Guest Greetings

Guest greetings

Chances are, many of your wedding guests will be coming from far and wide to see the grand event. It’s nice to help as much as you can with travel arrangements and to make their stay as comfortable as possible.

Here are a few ideas:

Research accommodations in your area

Find two with good reputations and different price ranges. If you know there will be many guests needing overnight accommodations, then reserve a block of rooms at each and send the hotel information with your invitations. By reserving the rooms in bulk, you might also get your guests a less expensive rate.

Send out a wedding newsletter or “save the date” letter early on

Create a newsletter letting them know the date of your wedding, as well as any other travel information that may be helpful. By informing them as early as possible, your guests can find cheaper airfare. You may also want to explain the city or town’s history while highlighting the various tourist spots and landmarks. Include rental car information and the numbers of taxi services. You may want to consider hiring a car, bus or limousine service to shuttle your guests to and from the wedding location. Or, organize in town guests to help with transportation needs.

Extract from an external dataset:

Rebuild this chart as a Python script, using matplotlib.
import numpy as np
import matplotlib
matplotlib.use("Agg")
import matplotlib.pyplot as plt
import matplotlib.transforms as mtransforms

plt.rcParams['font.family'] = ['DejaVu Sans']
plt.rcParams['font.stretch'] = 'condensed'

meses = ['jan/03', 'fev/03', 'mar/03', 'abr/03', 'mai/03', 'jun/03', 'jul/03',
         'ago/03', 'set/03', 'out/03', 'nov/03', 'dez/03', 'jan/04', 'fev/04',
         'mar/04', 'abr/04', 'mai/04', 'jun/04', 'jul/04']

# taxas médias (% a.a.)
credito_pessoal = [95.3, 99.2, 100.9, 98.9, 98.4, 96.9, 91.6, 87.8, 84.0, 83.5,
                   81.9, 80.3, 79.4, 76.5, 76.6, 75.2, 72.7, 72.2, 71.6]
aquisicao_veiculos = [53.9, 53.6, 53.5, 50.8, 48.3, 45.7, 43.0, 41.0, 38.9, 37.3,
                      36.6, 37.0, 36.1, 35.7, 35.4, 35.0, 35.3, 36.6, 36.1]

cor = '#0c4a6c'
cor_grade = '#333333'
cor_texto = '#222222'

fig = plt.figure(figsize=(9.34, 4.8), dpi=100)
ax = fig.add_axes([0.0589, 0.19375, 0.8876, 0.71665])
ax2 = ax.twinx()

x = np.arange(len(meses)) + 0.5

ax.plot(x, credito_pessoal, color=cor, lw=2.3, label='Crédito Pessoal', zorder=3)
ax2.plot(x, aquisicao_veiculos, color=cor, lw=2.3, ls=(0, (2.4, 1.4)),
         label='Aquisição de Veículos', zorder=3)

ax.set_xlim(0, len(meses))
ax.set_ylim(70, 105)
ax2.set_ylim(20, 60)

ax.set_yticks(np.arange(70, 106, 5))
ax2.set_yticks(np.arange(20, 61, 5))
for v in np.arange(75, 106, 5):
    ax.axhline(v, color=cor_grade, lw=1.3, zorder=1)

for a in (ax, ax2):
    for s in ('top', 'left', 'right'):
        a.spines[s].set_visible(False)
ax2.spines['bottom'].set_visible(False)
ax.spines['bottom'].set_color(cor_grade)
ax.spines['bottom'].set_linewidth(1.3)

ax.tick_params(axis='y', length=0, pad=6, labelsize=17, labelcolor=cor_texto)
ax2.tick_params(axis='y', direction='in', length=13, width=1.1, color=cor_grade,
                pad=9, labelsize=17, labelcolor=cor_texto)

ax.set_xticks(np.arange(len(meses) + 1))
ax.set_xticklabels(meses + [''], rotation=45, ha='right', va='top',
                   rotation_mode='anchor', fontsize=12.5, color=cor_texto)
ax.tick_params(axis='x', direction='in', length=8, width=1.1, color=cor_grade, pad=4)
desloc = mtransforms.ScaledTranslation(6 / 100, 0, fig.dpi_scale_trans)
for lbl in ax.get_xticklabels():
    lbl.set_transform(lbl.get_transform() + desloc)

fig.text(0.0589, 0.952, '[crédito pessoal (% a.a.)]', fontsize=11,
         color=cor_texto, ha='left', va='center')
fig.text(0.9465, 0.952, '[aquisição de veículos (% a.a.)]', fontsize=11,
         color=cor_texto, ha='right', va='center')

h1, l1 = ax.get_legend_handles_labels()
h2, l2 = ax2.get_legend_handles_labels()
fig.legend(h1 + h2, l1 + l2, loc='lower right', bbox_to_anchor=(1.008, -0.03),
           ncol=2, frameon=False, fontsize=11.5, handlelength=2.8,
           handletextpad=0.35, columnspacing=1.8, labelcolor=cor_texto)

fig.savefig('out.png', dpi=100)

Place gift baskets in their room before they arrive

A basket doesn’t have to be a basket; a glossy gift bag, or even a hand-decorated brown paper bag will do the job. Jazz up your container of choice with tissue paper, tulle and/or ribbon featuring your wedding colors to kickoff the celebration. Next, pack your bags with a mix of some of the following selections (or brainstorm your own ideas): fruit, candy, local “delicacies,” bottle of wine, mineral water, homemade cookies, herbal energy boosters and nutrition drinks to fortify your guests for the party to come, tourist information, map, T-shirts bearing the wedding city’s name, and/or a special thank you from the bride and groom.

It’s also a good idea to include another copy of the itinerary complete with the phone numbers of the bride, groom and other family members. You may also want to tell your visitors about any free time they’ll have, and provide suggestions for how to fill it.

Consider a “Sunday” brunch

Another popular idea is having an out-of-town brunch the day after your wedding, before you go on your honeymoon. A “day after” brunch is a great way to organize the troops for one last get-together. Extremely informal, the brunch can consist of sandwiches or barbecue with guests commenting about the previous day’s activities. The “day after” is, also, a great way to mix and mingle amongst the guests who you don’t get to see often and did not have time to chat with during the pre-wedding frenzy.